Climate change is not a future abstraction in Managua; it is a present-day disruptor. The region is experiencing the intensification of the hydrological cycle—longer, more severe dry seasons followed by increasingly intense and unpredictable rainy seasons.
During the verano (dry season), lake levels can drop precipitously, exposing contaminated sediments, concentrating pollutants, and straining water supplies for a growing metropolitan population. The surrounding plains, part of the Dry Corridor of Central America, face heightened agricultural stress, pushing migration toward the city.
Conversely, the invierno (wet season) brings a different menace. Torrential rains from systems like hurricanes—which are growing more potent in a warming Caribbean—cause the lake to swell. The city’s natural drainage is poor, and its informal settlements are often built on flood-prone land. The result is catastrophic flooding, where stormwater runoff mixes with lake water and overwhelmed sewage systems, creating public health emergencies. This cycle of drought and flood, exacerbated by the lake’s compromised state, traps the city in a vicious climate feedback loop.
Beyond the immediate lake basin, Managua’s geography is a series of ancient lava flows, ash plains, and low, verdant hills—the remnants of past eruptions. The Sierra de Managua hills to the south provide a greener, more stable refuge from the lake-adjacent plains. As the city expands uncontrollably, this sprawl increasingly encroaches on these geologically risky and ecologically sensitive areas.

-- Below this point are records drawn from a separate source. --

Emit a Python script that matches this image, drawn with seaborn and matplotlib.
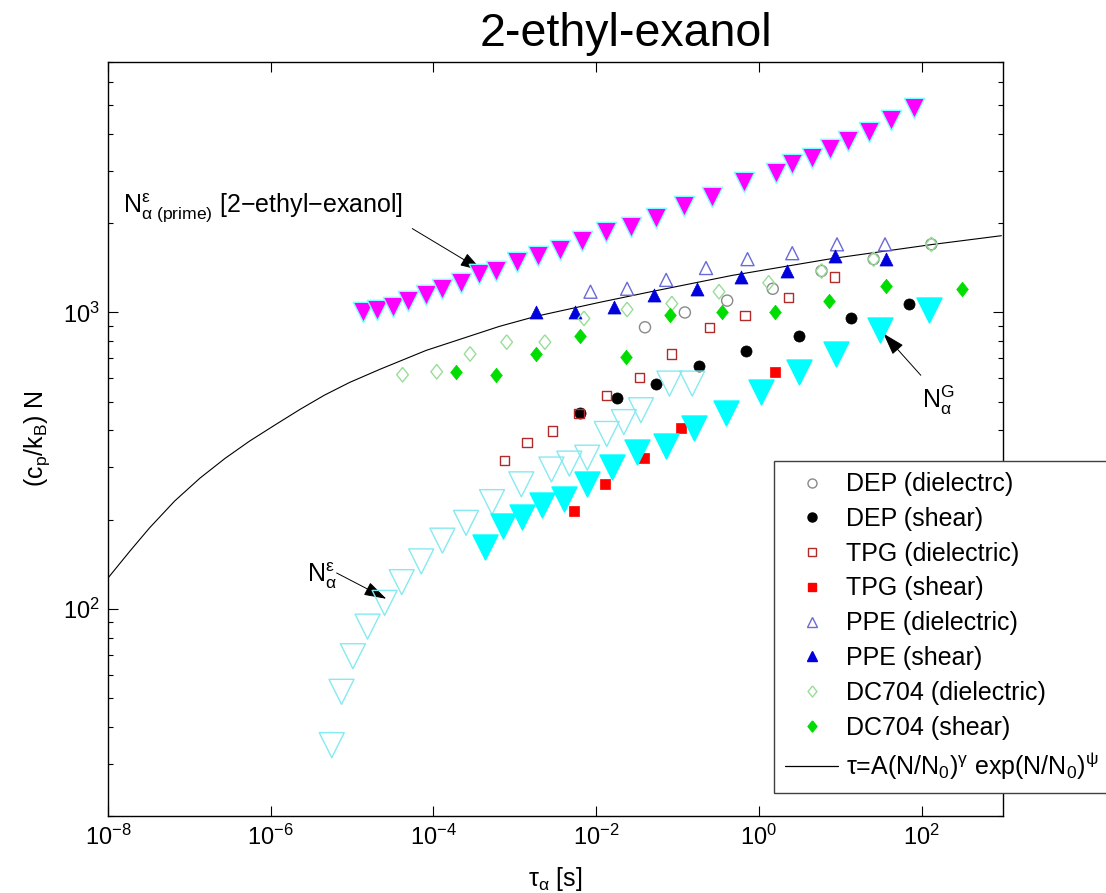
import numpy as np
import pandas as pd
import matplotlib
matplotlib.use("Agg")
import matplotlib.pyplot as plt
import seaborn as sns
from matplotlib.lines import Line2D
from matplotlib.ticker import FixedLocator, NullLocator, LogLocator, NullFormatter

# ---------------- data (log10 values) ----------------
# N_alpha^eps (prime) [2-ethyl-exanol]  (magenta filled down triangles)
log_tau_prime = [-4.87, -4.69, -4.50, -4.31, -4.09, -3.89, -3.66, -3.44, -3.23, -2.97,
                 -2.71, -2.44, -2.17, -1.88, -1.57, -1.26, -0.92, -0.58, -0.18, 0.21,
                 0.41, 0.65, 0.87, 1.10, 1.35, 1.62, 1.90]
log_N_prime = [3.00, 3.01, 3.02, 3.04, 3.06, 3.08, 3.10, 3.13, 3.14, 3.17,
               3.19, 3.21, 3.24, 3.27, 3.29, 3.32, 3.36, 3.39, 3.44, 3.47,
               3.50, 3.52, 3.55, 3.58, 3.61, 3.65, 3.69]
# N_alpha^G (cyan filled down triangles)
log_tau_G = [-3.37, -3.15, -2.91, -2.66, -2.39, -2.11, -1.80, -1.50, -1.14, -0.80,
             -0.41, 0.03, 0.49, 0.95, 1.49, 2.09]
log_N_G = [2.21, 2.28, 2.31, 2.35, 2.37, 2.42, 2.48, 2.53, 2.55, 2.61,
           2.66, 2.73, 2.80, 2.86, 2.94, 3.01]
# N_alpha^eps (cyan open down triangles)
log_tau_eps = [-5.25, -5.13, -4.99, -4.81, -4.60, -4.39, -4.15, -3.89, -3.60, -3.28,
               -2.92, -2.55, -2.33, -2.11, -1.87, -1.66, -1.45, -1.10, -0.82]
log_N_eps = [1.54, 1.72, 1.84, 1.94, 2.02, 2.09, 2.16, 2.23, 2.29, 2.36,
             2.42, 2.47, 2.49, 2.51, 2.59, 2.63, 2.67, 2.76, 2.76]
# DEP
log_tau_dep_d = [-1.40, -0.91, -0.39, 0.17, 0.77, 1.41, 2.12]
log_N_dep_d = [2.95, 3.00, 3.04, 3.08, 3.14, 3.18, 3.23]
log_tau_dep_s = [-2.20, -1.74, -1.26, -0.74, -0.16, 0.49, 1.13, 1.85]
log_N_dep_s = [2.66, 2.71, 2.76, 2.82, 2.87, 2.92, 2.98, 3.03]
# TPG
log_tau_tpg_d = [-3.13, -2.85, -2.54, -2.21, -1.87, -1.47, -1.07, -0.61, -0.17, 0.36, 0.93]
log_N_tpg_d = [2.50, 2.56, 2.60, 2.66, 2.72, 2.78, 2.86, 2.95, 2.99, 3.05, 3.12]
log_tau_tpg_s = [-2.27, -1.89, -1.41, -0.96, 0.20]
log_N_tpg_s = [2.33, 2.42, 2.51, 2.61, 2.80]
# PPE
log_tau_ppe_d = [-2.07, -1.62, -1.14, -0.65, -0.14, 0.41, 0.96, 1.55]
log_N_ppe_d = [3.07, 3.08, 3.11, 3.15, 3.18, 3.20, 3.23, 3.23]
log_tau_ppe_s = [-2.74, -2.26, -1.78, -1.29, -0.76, -0.22, 0.34, 0.93, 1.56]
log_N_ppe_s = [3.00, 3.00, 3.02, 3.06, 3.08, 3.12, 3.14, 3.19, 3.18]
# DC704
log_tau_dc_d = [-4.38, -3.96, -3.55, -3.10, -2.63, -2.15, -1.62, -1.07, -0.49, 0.12, 0.77, 1.41, 2.12]
log_N_dc_d = [2.79, 2.80, 2.86, 2.90, 2.90, 2.98, 3.01, 3.03, 3.07, 3.10, 3.14, 3.18, 3.23]
log_tau_dc_s = [-3.72, -3.23, -2.74, -2.20, -1.63, -1.09, -0.45, 0.20, 0.86, 1.56, 2.49]
log_N_dc_s = [2.80, 2.79, 2.86, 2.92, 2.85, 2.99, 3.00, 3.00, 3.04, 3.09, 3.08]
# fitted curve tau = A (N/N0)^gamma exp(N/N0)^psi
log_tau_fit = [-8.00, -7.73, -7.49, -7.18, -6.87, -6.56, -6.26, -5.95, -5.64, -5.34,
               -5.03, -4.66, -4.09, -3.19, -2.74, -1.96, -1.31, -0.33, 0.90, 2.12, 2.98]
log_N_fit = [2.104, 2.195, 2.273, 2.364, 2.441, 2.508, 2.566, 2.620, 2.673, 2.721,
             2.764, 2.808, 2.872, 2.953, 2.987, 3.034, 3.071, 3.125, 3.182, 3.229, 3.259]

legend_labels = ["DEP (dielectrc)", "DEP (shear)", "TPG (dielectric)", "TPG (shear)",
                 "PPE (dielectric)", "PPE (shear)", "DC704 (dielectric)", "DC704 (shear)",
                 r"$\mathrm{\tau}$=A(N/N$_0$)$^{\mathrm{\gamma}}$ exp(N/N$_0$)$^{\mathrm{\psi}}$"]
x_ticks = [1e-8, 1e-6, 1e-4, 1e-2, 1e0, 1e2]

# ---------------- style ----------------
sns.set_style("ticks")
plt.rcParams["font.family"] = ["Liberation Sans", "DejaVu Sans"]
plt.rcParams["mathtext.fontset"] = "custom"
plt.rcParams["mathtext.rm"] = "Liberation Sans"
plt.rcParams["mathtext.it"] = "Liberation Sans:italic"
plt.rcParams["mathtext.bf"] = "Liberation Sans:bold"
plt.rcParams["mathtext.sf"] = "Liberation Sans"
plt.rcParams["axes.unicode_minus"] = True
plt.rcParams["text.color"] = "black"
plt.rcParams["axes.labelcolor"] = "black"
plt.rcParams["xtick.color"] = "black"
plt.rcParams["ytick.color"] = "black"

W, H = 1106, 893
fig = plt.figure(figsize=(W / 100, H / 100), dpi=100)
ax = fig.add_axes([108 / W, 1 - 816 / H, (1003 - 108) / W, (816 - 62) / H])
ax.set_xscale("log")
ax.set_yscale("log")

diamond = [(0, 1), (0.8, 0), (0, -1), (-0.8, 0), (0, 1)]


def frame(lt, ln):
    return pd.DataFrame({"tau": 10.0 ** np.asarray(lt), "N": 10.0 ** np.asarray(ln)})


def scat(lt, ln, marker, s, fc, ec, lw, z):
    sns.scatterplot(data=frame(lt, ln), x="tau", y="N", ax=ax, marker=marker, s=s,
                    facecolor=fc, edgecolor=ec, linewidth=lw, zorder=z, legend=False)


# fit curve
sns.lineplot(data=frame(log_tau_fit, log_N_fit), x="tau", y="N", ax=ax, color="black",
             linewidth=0.8, sort=False, estimator=None, zorder=2, legend=False)

c_dep_d, c_dep_s = "#8a8a8a", "#000000"
c_tpg_d, c_tpg_s = "#b22a2a", "#ff0000"
c_ppe_d, c_ppe_s = "#6a6ad8", "#0000dd"
c_dc_d, c_dc_s = "#99dd99", "#00dd00"

scat(log_tau_dep_d, log_N_dep_d, "o", 64, "none", c_dep_d, 1.0, 3)
scat(log_tau_dep_s, log_N_dep_s, "o", 64, c_dep_s, c_dep_s, 0.5, 3)
scat(log_tau_tpg_d, log_N_tpg_d, "s", 44, "none", c_tpg_d, 1.0, 3)
scat(log_tau_tpg_s, log_N_tpg_s, "s", 44, c_tpg_s, c_tpg_s, 0.5, 3)
scat(log_tau_ppe_d, log_N_ppe_d, "^", 88, "none", c_ppe_d, 1.0, 3)
scat(log_tau_ppe_s, log_N_ppe_s, "^", 88, c_ppe_s, c_ppe_s, 0.5, 3)
scat(log_tau_dc_d, log_N_dc_d, diamond, 110, "none", c_dc_d, 1.0, 3)
scat(log_tau_dc_s, log_N_dc_s, diamond, 110, c_dc_s, c_dc_s, 0.5, 3)

scat(log_tau_eps, log_N_eps, "v", 324, "none", "#85eaf0", 1.0, 4)
scat(log_tau_G, log_N_G, "v", 324, "#00ffff", "#00ffff", 1.0, 4)
scat(log_tau_prime, log_N_prime, "v", 215, "#ff00ff", "#7fffff", 1.0, 5)

# ---------------- axes ----------------
ax.set_xlim(1e-8, 1e3)
ax.set_ylim(20, 7000)
ax.xaxis.set_major_locator(FixedLocator(x_ticks))
ax.xaxis.set_minor_locator(NullLocator())
ax.yaxis.set_major_locator(LogLocator(base=10))
ax.yaxis.set_minor_locator(LogLocator(base=10, subs=np.arange(2, 10)))
ax.yaxis.set_minor_formatter(NullFormatter())
ax.tick_params(which="both", direction="in", top=True, right=True, labelsize=17,
               colors="black")
ax.tick_params(which="major", length=7, width=0.8, pad=6)
ax.tick_params(which="minor", length=3.5, width=0.8)
for sp in ax.spines.values():
    sp.set_color("black")
    sp.set_linewidth(1.0)

ax.set_xlabel(r"$\mathrm{\tau}_{\mathrm{\alpha}}$ [s]", fontsize=18, labelpad=11,
              color="black")
ax.set_ylabel(r"(c$_{\mathrm{p}}$/k$_{\mathrm{B}}$) N", fontsize=18, labelpad=8,
              color="black")

fig.text(626 / W, 1 - 46 / H, "2-ethyl-exanol", fontsize=33.5, ha="center",
         va="baseline", color="black")

# ---------------- annotations ----------------
arrow = dict(arrowstyle="-|>,head_length=0.7,head_width=0.22", color="black", lw=0.7,
             mutation_scale=20, shrinkA=0, shrinkB=0)
ax.text(10 ** -7.82, 10 ** 3.337,
        r"N$^{\mathrm{\varepsilon}}_{\mathrm{\alpha}\ \mathrm{(prime)}}$ [2$-$ethyl$-$exanol]",
        fontsize=18, ha="left", va="baseline", color="black")
ax.annotate("", xy=(10 ** -3.40, 10 ** 3.141), xytext=(10 ** -4.26, 10 ** 3.283),
            arrowprops=arrow)
ax.text(10 ** -5.56, 10 ** 2.091, r"N$^{\mathrm{\varepsilon}}_{\mathrm{\alpha}}$",
        fontsize=18, ha="left", va="baseline", color="black")
ax.annotate("", xy=(10 ** -4.58, 10 ** 2.034), xytext=(10 ** -5.19, 10 ** 2.121),
            arrowprops=arrow)
ax.text(10 ** 2.0, 10 ** 2.677, r"N$^{\mathrm{G}}_{\mathrm{\alpha}}$",
        fontsize=18, ha="left", va="baseline", color="black")
ax.annotate("", xy=(10 ** 1.53, 10 ** 2.929), xytext=(10 ** 1.99, 10 ** 2.788),
            arrowprops=arrow)

# ---------------- legend ----------------
handles = [
    Line2D([], [], ls="none", marker="o", ms=6.5, mfc="none", mec=c_dep_d, mew=1.0),
    Line2D([], [], ls="none", marker="o", ms=6.5, mfc=c_dep_s, mec=c_dep_s),
    Line2D([], [], ls="none", marker="s", ms=5.5, mfc="none", mec=c_tpg_d, mew=1.0),
    Line2D([], [], ls="none", marker="s", ms=5.5, mfc=c_tpg_s, mec=c_tpg_s),
    Line2D([], [], ls="none", marker="^", ms=7, mfc="none", mec=c_ppe_d, mew=1.0),
    Line2D([], [], ls="none", marker="^", ms=7, mfc=c_ppe_s, mec=c_ppe_s),
    Line2D([], [], ls="none", marker=diamond, ms=8, mfc="none", mec=c_dc_d, mew=1.0),
    Line2D([], [], ls="none", marker=diamond, ms=8, mfc=c_dc_s, mec=c_dc_s),
    Line2D([], [], color="black", lw=0.9),
]
leg = ax.legend(handles, legend_labels, loc="upper left",
                bbox_to_anchor=(774 / W, 1 - 461 / H), bbox_transform=fig.transFigure,
                frameon=True, fancybox=False, framealpha=1, edgecolor="#404040",
                fontsize=18, handlelength=2.1, handletextpad=0.35, labelspacing=0.43,
                borderpad=0.45, borderaxespad=0, labelcolor="black")
leg.get_frame().set_linewidth(1.0)
leg.set_zorder(10)

fig.savefig("out.png", dpi=100)
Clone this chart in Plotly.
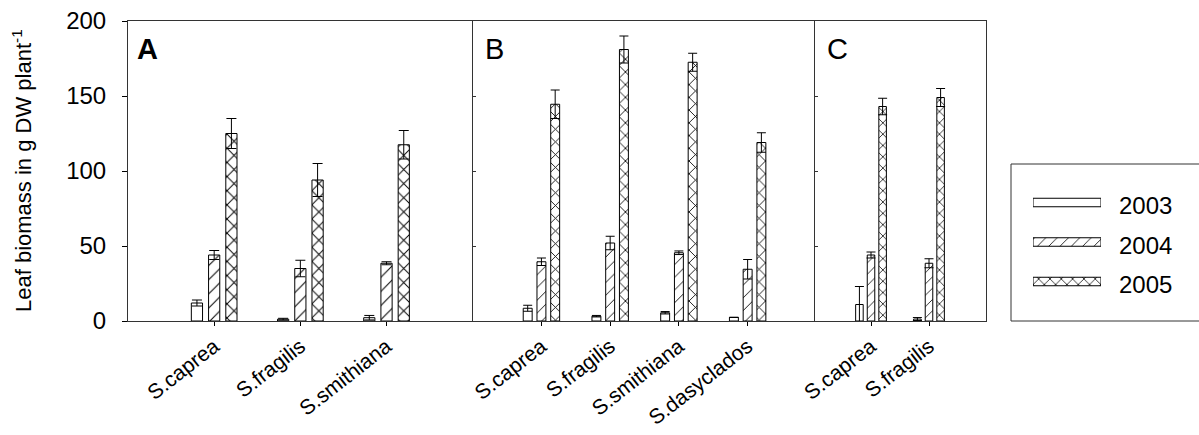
import plotly.graph_objects as go

# ---- data -------------------------------------------------------------
years = ["2003", "2004", "2005"]

cats_a = ["S.caprea", "S.fragilis", "S.smithiana"]
a_2003 = [12.0, 1.2, 2.2]
a_2003_err = [2.0, 0.6, 1.5]
a_2004 = [44.0, 35.0, 38.5]
a_2004_err = [3.0, 5.5, 1.0]
a_2005 = [125.0, 94.0, 117.5]
a_2005_err = [10.0, 11.0, 9.5]

cats_b = ["S.caprea", "S.fragilis", "S.smithiana", "S.dasyclados"]
b_2003 = [8.5, 3.2, 5.5, 2.4]
b_2003_err = [2.0, 0.5, 0.8, 0.0]
b_2004 = [39.5, 52.0, 45.5, 34.5]
b_2004_err = [2.5, 4.5, 1.2, 6.5]
b_2005 = [144.5, 181.0, 172.5, 119.0]
b_2005_err = [9.5, 9.0, 6.0, 6.5]

cats_c = ["S.caprea", "S.fragilis"]
c_2003 = [11.0, 1.3]
c_2003_err = [12.0, 1.0]
c_2004 = [44.0, 38.5]
c_2004_err = [2.0, 3.0]
c_2005 = [143.0, 149.0]
c_2005_err = [5.5, 6.0]

panel_letters = ["A", "B", "C"]
y_ticks = [0, 50, 100, 150, 200]
y_title = "Leaf biomass in g DW plant<sup>-1</sup>"

# ---- styling ------------------------------------------------------------
FONT = "Liberation Sans, Arial, sans-serif"
INK = "#000000"
EDGE = "#333333"
shapes_by_year = ["", "/", "x"]
solidity_by_year = [0.1, 0.1, 0.18]
offsets = [-0.265, -0.065, 0.135]
BAR_W = 0.13

panels = [
    dict(cats=cats_a, vals=[a_2003, a_2004, a_2005],
         errs=[a_2003_err, a_2004_err, a_2005_err],
         xa="x", ya="y", patsize=10, capw=5),
    dict(cats=cats_b, vals=[b_2003, b_2004, b_2005],
         errs=[b_2003_err, b_2004_err, b_2005_err],
         xa="x2", ya="y2", patsize=9, capw=4.5),
    dict(cats=cats_c, vals=[c_2003, c_2004, c_2005],
         errs=[c_2003_err, c_2004_err, c_2005_err],
         xa="x3", ya="y3", patsize=8, capw=4.5),
]

fig = go.Figure()

for p in panels:
    xs = list(range(len(p["cats"])))
    for k, yr in enumerate(years):
        fig.add_trace(go.Bar(
            x=xs, y=p["vals"][k], name=yr, showlegend=False,
            xaxis=p["xa"], yaxis=p["ya"],
            width=BAR_W, offset=offsets[k],
            marker=dict(
                color="white",
                line=dict(color=INK, width=1),
                pattern=dict(shape=shapes_by_year[k], fgcolor=INK,
                             fgopacity=1, bgcolor="white",
                             size=p["patsize"],
                             solidity=solidity_by_year[k]),
            ),
            error_y=dict(type="data", array=p["errs"][k], visible=True,
                         color=INK, thickness=1, width=p["capw"]),
        ))

# legend swatches drawn as short horizontal bars on their own axis
fig.add_trace(go.Bar(
    y=[0, 1, 2], x=[1, 1, 1], orientation="h", showlegend=False,
    xaxis="x4", yaxis="y4", width=0.215, base=0,
    marker=dict(
        color="white", line=dict(color=INK, width=1),
        pattern=dict(shape=shapes_by_year, fgcolor=INK, fgopacity=1,
                     bgcolor="white", size=8, solidity=solidity_by_year),
    ),
    hoverinfo="skip",
))

# ---- layout -------------------------------------------------------------
L, PW = 128, 1071  # left margin and plot-area width in px


def px(x):
    return (x - L) / PW


dom_a = [0, px(472.7)]
dom_b = [px(472.7), px(815)]
dom_c = [px(815), px(986)]

common_x = dict(showline=True, linecolor=EDGE, linewidth=1, mirror=True,
                ticks="outside", ticklen=4, tickcolor=INK, tickangle=-38,
                showgrid=False, zeroline=False, automargin=False,
                tickfont=dict(family=FONT, size=21, color=INK))
common_y = dict(range=[0, 200], showline=True, linecolor=EDGE, linewidth=1,
                showgrid=False, zeroline=False, tickvals=y_ticks,
                automargin=False)

fig.update_layout(
    width=1199, height=435,
    margin=dict(l=L, r=0, t=21, b=114),
    paper_bgcolor="white", plot_bgcolor="white",
    barmode="overlay",
    font=dict(family=FONT, color=INK),
    xaxis=dict(common_x, domain=dom_a, range=[-1, 3],
               tickvals=list(range(len(cats_a))), ticktext=cats_a),
    xaxis2=dict(common_x, domain=dom_b, range=[-1, 3.98],
                tickvals=list(range(len(cats_b))), ticktext=cats_b),
    xaxis3=dict(common_x, domain=dom_c, range=[-0.966, 1.983],
                tickvals=list(range(len(cats_c))), ticktext=cats_c),
    yaxis=dict(common_y, anchor="x", ticks="outside", ticklen=5,
               tickcolor=INK, ticklabelstandoff=11,
               tickfont=dict(family=FONT, size=24, color=INK)),
    yaxis2=dict(common_y, anchor="x2", ticks="inside", ticklen=3,
                tickcolor=EDGE, showticklabels=False),
    yaxis3=dict(common_y, anchor="x3", ticks="inside", ticklen=3,
                tickcolor=EDGE, showticklabels=False, mirror=True),
    xaxis4=dict(domain=[px(1033), px(1101)], range=[0, 1], visible=False,
                anchor="y4", fixedrange=True),
    yaxis4=dict(domain=[(321 - 301.25) / 300, (321 - 182.75) / 300],
                range=[2.5, -0.5], visible=False, anchor="x4",
                fixedrange=True),
)

# legend frame
fig.add_shape(type="rect", xref="paper", yref="paper",
              x0=px(1011), x1=px(1230), y0=0, y1=(321 - 164) / 300,
              line=dict(color=EDGE, width=1), fillcolor="rgba(0,0,0,0)",
              layer="below")

# legend labels
for k, yr in enumerate(years):
    fig.add_annotation(x=px(1117), xref="paper", y=k, yref="y4",
                       text=yr, showarrow=False, xanchor="left",
                       yanchor="middle", yshift=-3,
                       font=dict(family=FONT, size=24, color=INK))

# panel letters
for letter, xl, bold in zip(panel_letters, [135, 483, 825], [True, False, False]):
    fig.add_annotation(x=px(xl), xref="paper", y=(321 - 49) / 300,
                       yref="paper", text=f"<b>{letter}</b>" if bold else letter,
                       showarrow=False, xanchor="left", yanchor="middle",
                       font=dict(family=FONT, size=29, color=INK))

# y-axis title
fig.add_annotation(x=px(22), xref="paper", y=0.5, yref="paper",
                   text=y_title, textangle=-90, showarrow=False,
                   xanchor="center", yanchor="middle",
                   font=dict(family=FONT, size=22, color=INK))

fig.write_html("out.html")
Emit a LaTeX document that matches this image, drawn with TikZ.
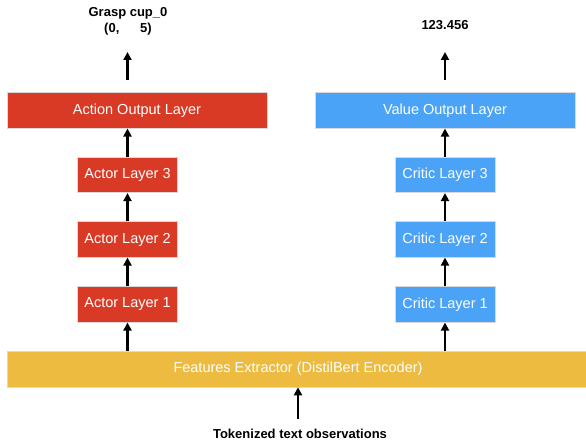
\documentclass[tikz,border=0pt]{standalone}
\usepackage{fontspec}
\setmainfont{Liberation Sans}
\usetikzlibrary{arrows.meta}
\definecolor{actred}{HTML}{D93A26}
\definecolor{critblue}{HTML}{4AA3F7}
\definecolor{featyellow}{HTML}{EDBB40}
\tikzset{
  layerbox/.style={draw=black!15, line width=0.6pt, text=white, inner sep=0pt, minimum height=35.5pt,
    font=\fontsize{14.5}{16}\selectfont},
  smallbox/.style={layerbox, minimum width=100pt},
  widebox/.style={layerbox, minimum width=260pt},
  lbl/.style={font=\bfseries\fontsize{13}{16}\selectfont, align=center, inner sep=0pt},
  flow/.style={line width=2.2pt, -{Triangle[length=8pt,width=8pt]}}
}
\begin{document}
\begin{tikzpicture}[x=1pt,y=-1pt]
\useasboundingbox (0,0) rectangle (586,443);
\begin{scope}
\clip (0,0) rectangle (586,443);
\node[layerbox, fill=featyellow, minimum width=580pt, minimum height=36pt] (feat) at (297,369) {\hspace*{2pt}Features Extractor (DistilBert Encoder)};
\end{scope}
% actor
\node[smallbox, fill=actred] (a1) at (127.5,304.5) {Actor Layer 1};
\node[smallbox, fill=actred] (a2) at (127.5,239.5) {Actor Layer 2};
\node[smallbox, fill=actred] (a3) at (127.5,175) {Actor Layer 3};
\node[widebox, fill=actred] (aout) at (137,110.5) {Action Output Layer};
% critic
\node[smallbox, fill=critblue] (c1) at (445,304.5) {Critic Layer 1};
\node[smallbox, fill=critblue] (c2) at (445,239.5) {Critic Layer 2};
\node[smallbox, fill=critblue] (c3) at (445,175) {Critic Layer 3};
\node[widebox, fill=critblue] (cout) at (445,110.5) {Value Output Layer};
% labels
\node[lbl] (alab) at (128,21.5) {Grasp cup\_0\\(0,\hspace*{1.6em}5)};
\node[lbl] (clab) at (445,25) {123.456};
\node[lbl] (tok) at (300,434) {Tokenized text observations};
\coordinate (tin) at (298,419);
\coordinate (aup) at (127.5,80);
\coordinate (cup) at (445,80);
% arrows
\draw[flow] (tin) -- (tin |- feat.south);
\draw[flow] (a1.south |- feat.north) -- (a1.south);
\draw[flow] (a1.north) -- (a2.south);
\draw[flow] (a2.north) -- (a3.south);
\draw[flow] (a3.north) -- (a3.north |- aout.south);
\draw[flow] (aup) -- ++(0,-28);
\draw[flow] (c1.south |- feat.north) -- (c1.south);
\draw[flow] (c1.north) -- (c2.south);
\draw[flow] (c2.north) -- (c3.south);
\draw[flow] (c3.north) -- (c3.north |- cout.south);
\draw[flow] (cup) -- ++(0,-28);
\end{tikzpicture}
\end{document}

Deforestation for settlement removes natural vegetation that stabilizes slopes and absorbs rainfall, increasing landslide risk during earthquakes or heavy rains. The city’s expansion is a direct clash between human demographic pressure and immutable geological constraints. There is no more "safe" land; there are only degrees of risk, often shouldered most heavily by the poorest communities pushed to the most vulnerable margins.
The local geography and geology of Managua cannot be disentangled from global narratives. First, the city’s vulnerability is a textbook case for the climate justice movement. Nicaragua’s contribution to historical greenhouse gas emissions is minuscule, yet it bears disproportionate impacts from the climate chaos fueled primarily by industrialized nations. The strain on Lake Xolotlán, the intensification of storms, the disruption of agriculture—these are costs being paid for others’ development.
Second, this vulnerability shapes geopolitics. Resilience-building—seismic retrofitting, climate-adaptive water management, disaster-ready infrastructure—requires massive investment. This creates dependencies and opportunities in international relations, influencing alliances and aid flows. Managua’s ability to navigate its treacherous physical landscape is inextricably linked to the shifting landscape of global finance and political will.
Finally, the city is on the front line of climate migration. As rural areas in Nicaragua’s Dry Corridor become less viable, internal migration to Managua will accelerate, increasing pressure on its already stressed geological and hydrological systems. The city becomes both a refuge and a potential pressure cooker, its faults and flood zones social as much as they are physical.
Walking along the Malecón, the lakeside promenade, you feel all these tensions. To one side, the polluted yet majestic lake, with Momotombo beyond. Underfoot, the hidden, grinding faults. Above, a sun that feels increasingly relentless. Managua is not a city that has tamed its environment. It is a city in a perpetual, negotiated settlement with it—a settlement that is now being radically rewritten by the global crisis of climate change. Its story is a powerful reminder that the Anthropocene is not felt abstractly; it is felt in the cracking of concrete along a fault line, in the smell of a flooded barrio, and in the silent, stubborn rise and fall of a troubled lake.